The Steins Collect: Matisse, Picasso and the Parisian Avant-Garde (exhibition catalogue), San Francisco, San Francisco Museum of Modern Art; Paris, Musée National-Grand Palais & New York, The Metropolitan Museum of Art, 2011-12, no. 364, p. 445
The Picasso Project, ed., Picasso's Paintings, Watercolors, Drawings and Sculpture, The African Period, 1907-1909, San Francisco, 2014, no. 1907-733, illustrated p. 199

Condition

Executed on cream wove paper, not laid down. The sheet is hinged to the mount at two points along the verso of the upper edge. The edges are slightly unevenly cut. The sheet is lightly time-stained with a faint old mat stain visible along the perimeter and a few scattered spots of foxing. There is a thin sinuous S-shaped repaired tear at the center of the figure's hairline which has been very sensitively restored. This work is in very good overall condition.
In response to your inquiry, we are pleased to provide you with a general report of the condition of the property described above.

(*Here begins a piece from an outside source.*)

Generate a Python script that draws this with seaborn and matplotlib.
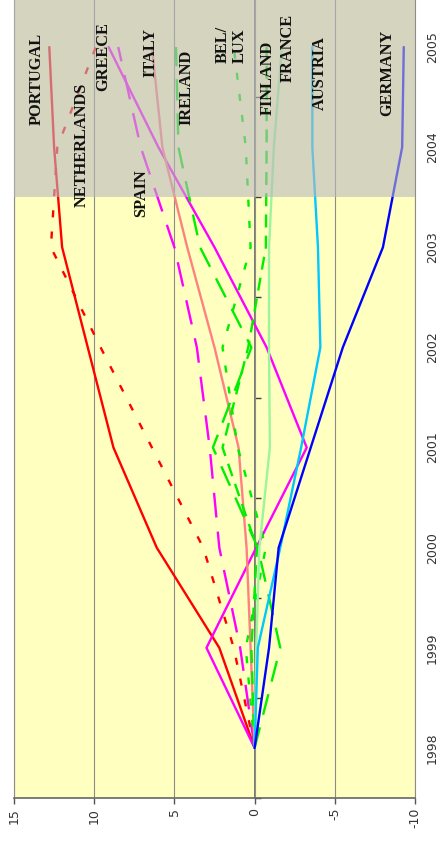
import numpy as np
import pandas as pd
import matplotlib
matplotlib.use("Agg")
import matplotlib.pyplot as plt
import seaborn as sns

# ---------------- data ----------------
years = [1998, 1999, 2000, 2001, 2002, 2003, 2004, 2005]
portugal    = [0, 2.2, 6.1, 8.8, 10.4, 12.0, 12.5, 12.8]
netherlands = [0, 1.3, 3.2, 6.4, 9.6, 12.7, 12.3, 9.9]
greece      = [0, 3.0, -0.1, -3.25, -0.75, 2.5, 6.0, 9.1]
spain       = [0, 0.9, 2.2, 2.8, 3.6, 5.0, 7.1, 8.5]
italy       = [0, 0.25, 0.5, 1.0, 2.5, 4.2, 5.75, 6.4]
ireland     = [0, -1.6, -0.2, 2.6, 0.2, 3.4, 4.75, 4.9]
bellux      = [0, 0.55, -0.7, 1.05, 2.0, 0.25, 0.55, 1.3]
finland     = [0, 0.2, -0.15, 2.0, 0.4, -0.7, -0.75, -0.75]
france      = [0, -0.1, -0.3, -0.95, -0.9, -0.9, -1.2, -1.7]
austria     = [0, -0.2, -1.6, -2.9, -4.1, -3.95, -3.6, -3.6]
germany     = [0, -0.9, -1.5, -3.5, -5.5, -8.0, -9.2, -9.3]

countries = ["PORTUGAL", "NETHERLANDS", "GREECE", "SPAIN", "ITALY", "IRELAND",
             "BEL/\nLUX", "FINLAND", "FRANCE", "AUSTRIA", "GERMANY"]
values = [portugal, netherlands, greece, spain, italy, ireland,
          bellux, finland, france, austria, germany]
value_ticks = [15, 10, 5, 0, -5, -10]
forecast_start = 2003.5

# ---------------- styles ----------------
palette = {
    "PORTUGAL": "#FF0000", "NETHERLANDS": "#FF0000",
    "GREECE": "#FF00FF", "SPAIN": "#FF00FF", "ITALY": "#FF8080",
    "IRELAND": "#00EE00", "BEL/\nLUX": "#00EE00", "FINLAND": "#00EE00",
    "FRANCE": "#9CF59C", "AUSTRIA": "#00C8FF", "GERMANY": "#0000FF",
}
dashes = {
    "PORTUGAL": "", "NETHERLANDS": (3.0, 6.0),
    "GREECE": "", "SPAIN": (10.5, 6.0), "ITALY": "",
    "IRELAND": (9.0, 5.5), "BEL/\nLUX": (3.0, 6.0), "FINLAND": (5.5, 3.5),
    "FRANCE": "", "AUSTRIA": "", "GERMANY": "",
}
# label positions (value, year)
label_pos = {
    "PORTUGAL": (13.56, 2004.68), "NETHERLANDS": (10.8, 2004.02),
    "GREECE": (9.44, 2004.91), "ITALY": (6.5, 2004.95),
    "SPAIN": (7.1, 2003.54), "IRELAND": (4.25, 2004.60),
    "BEL/\nLUX": (1.47, 2005.03), "FINLAND": (-0.81, 2004.69),
    "FRANCE": (-2.06, 2004.99), "AUSTRIA": (-4.06, 2004.74),
    "GERMANY": (-8.3, 2004.74),
}

rows = []
for c, vals in zip(countries, values):
    for y, v in zip(years, vals):
        rows.append({"year": y, "value": v, "country": c})
df = pd.DataFrame(rows)

sns.set_theme(style="white")
plt.rcParams['font.family'] = ['DejaVu Sans']
plt.rcParams['axes.unicode_minus'] = False

fig = plt.figure(figsize=(4.41, 8.44), dpi=100)
ax = fig.add_axes([14 / 441, 46 / 844, 401 / 441, 801 / 844])
ax.set_facecolor("#FFFFC0")

sns.lineplot(data=df, x="value", y="year", hue="country", style="country",
             palette=palette, dashes=dashes, sort=False, estimator=None,
             legend=False, lw=1.7, ax=ax, zorder=3)

ax.set_xlim(15, -10)
ax.set_ylim(1997.5, 2005.5)
ax.set_xlabel("")
ax.set_ylabel("")

# grid
ax.set_xticks(value_ticks)
ax.set_xticklabels([str(v) for v in value_ticks])
ax.grid(axis="x", color="#8c8c8c", lw=0.8)
ax.grid(axis="y", visible=False)
ax.set_axisbelow(True)

# forecast shading (semi-transparent overlay)
ax.axhspan(forecast_start, 2005.5, color="#B9B8BE", alpha=0.6, lw=0, zorder=4)

# year labels on the right
ax.set_yticks(years)
ax.set_yticklabels([str(y) for y in years])
ax.yaxis.tick_right()
ax.tick_params(axis="y", length=0, pad=8, labelrotation=90, labelsize=9,
               labelcolor="#333333")
for lab in ax.get_yticklabels():
    lab.set_va("center")

ax.tick_params(axis="x", direction="out", length=4, width=1, color="#555555",
               pad=3, labelrotation=90, labelsize=9, labelcolor="#333333",
               bottom=True)

for s in ["left", "right"]:
    ax.spines[s].set_color("#8c8c8c")
    ax.spines[s].set_linewidth(0.8)
ax.spines["top"].set_visible(False)
ax.spines["bottom"].set_color("#666666")
ax.spines["bottom"].set_linewidth(1.2)

# zero (category) axis with ticks between years
sec = ax.secondary_yaxis(0.6)
sec.set_ticks([y + 0.5 for y in [1997] + years])
sec.tick_params(direction="out", length=4, width=1, color="#404040",
                labelright=False, labelleft=False)
sec.spines["right"].set_color("#7a7a68")
sec.spines["right"].set_linewidth(1.4)

# series labels
for c in countries:
    v, y = label_pos[c]
    ax.text(v, y, c, rotation=90, ha="center", va="center",
            family=["Liberation Serif", "DejaVu Serif"], fontweight="bold",
            fontsize=11.8, color="#111111", zorder=6,
            multialignment="left", linespacing=1.05)

fig.savefig("out.png", dpi=100)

Since we are not professional conservators or restorers, we urge you to consult with a restorer or conservator of your choice who will be better able to provide a detailed, professional report. Prospective buyers should inspect each lot to satisfy themselves as to condition and must understand that any statement made by Sotheby's is merely a subjective qualified opinion.
NOTWITHSTANDING THIS REPORT OR ANY DISCUSSIONS CONCERNING CONDITION OF A LOT, ALL LOTS ARE OFFERED AND SOLD "AS IS" IN ACCORDANCE WITH THE CONDITIONS OF SALE PRINTED IN THE CATALOGUE.

Catalogue Note

Tête de femme is one of at least ten closely related drawings that the artist completed in June and July of 1907, almost immediately after completing his landmark composition, Les Demoiselles d'Avignon. According to Daix and Rosselet, this remarkable drawing is believed to be the third in a series of articulations of a female head from a sketchbook which includes direct studies for Nu à la draperie, now at the Hermitage Museum in St. Petersburg. This sketchbook, known as Carnet 10, was acquired in 1907 by Gertrude and Leo Stein—a brother and sister from Pittsburgh who settled in Paris and were amongst the earliest and most prominent of Picasso’s patrons. Photographs of their salon show that the sketchbook was soon dismantled with each of the drawings individually framed and mounted for display.

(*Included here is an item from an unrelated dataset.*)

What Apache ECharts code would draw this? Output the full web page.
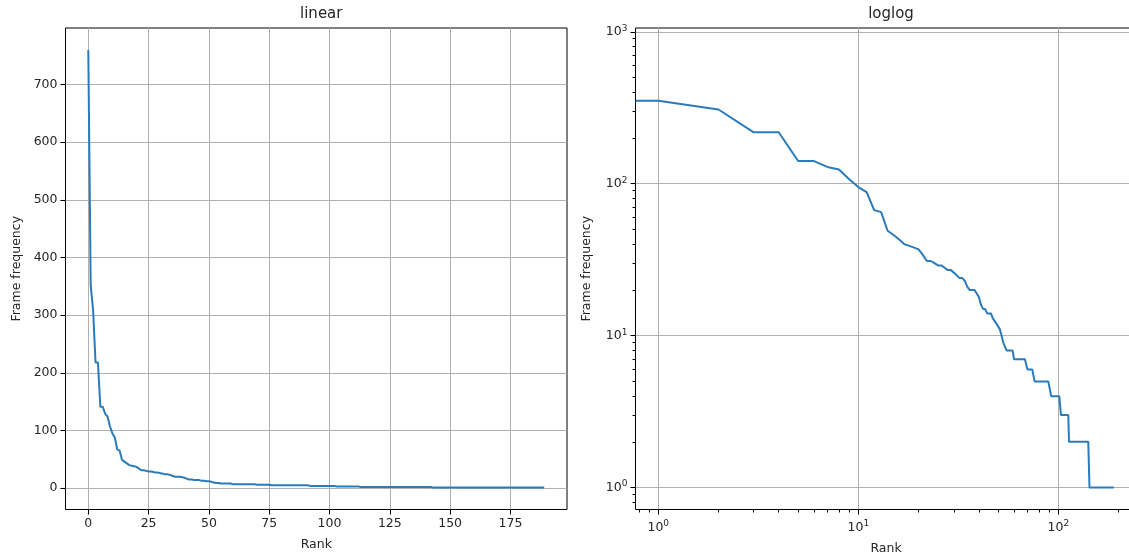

Picasso used drawing throughout his career in order to experiment with different artistic problems: how to show volume, mass and weight; how to convey movement through gesture; how to establish monumentality and scale. The preliminary drawings that he executed during this summer of outstanding productivity not only demonstrate the various stages and processes that led to the final compositions of the chef-d’oeuvres from this period, but also constitute a vital body of experimental work that ultimately resulted in the invention of Cubism. Almost all of these studies, the present work included, deal with the theme of the female nude—a subject of which Picasso never tired. Picasso’s attention here is on the figure’s face, particularly on the angularity and dimensions of the nose which is rendered with a network of cross-hatching.

This period for Picasso was marked by an enthusiastic reaction to the African tribal sculptures that began to flood the museums and private collections in Paris after the turn of the twentieth century. These objects encouraged an entire generation of artists in Paris to expand the boundaries of representation. Artists such as Constantin Brancusi, Henri Matisse and Andre Derain invoked the forms of tribal sculpture as they sought out a new visual language. The dramatic simplification of form and shamanistic presence of these works appealed to Picasso and his own reaction to these works was particularly resonant in Les Demoiselles d'Avignon and related studies such as the present work.

Years after he completed the present work, Picasso told Françoise Gilot about his appreciation for African art and its impact on his pictures, “When I became interested in negro art….it was because at the time I was against what was called beauty in museums….men had made those masks for a sacred purpose, a magic purpose, as a kind of mediation between themselves and the unknown hostile forces that surrounded them, in order to overcome their fear and horror by giving it a form and an image.  At that moment, I realized that this was what painting was all about.  Painting isn’t an aesthetic operation; it’s a form of magic designed as a mediator between this strange, hostile world and us, a way of seizing power by giving form to our terrors as well as to our desires” (quoted in Pierre Daix, Picasso, Life and Art, New York, 1993, p. 75).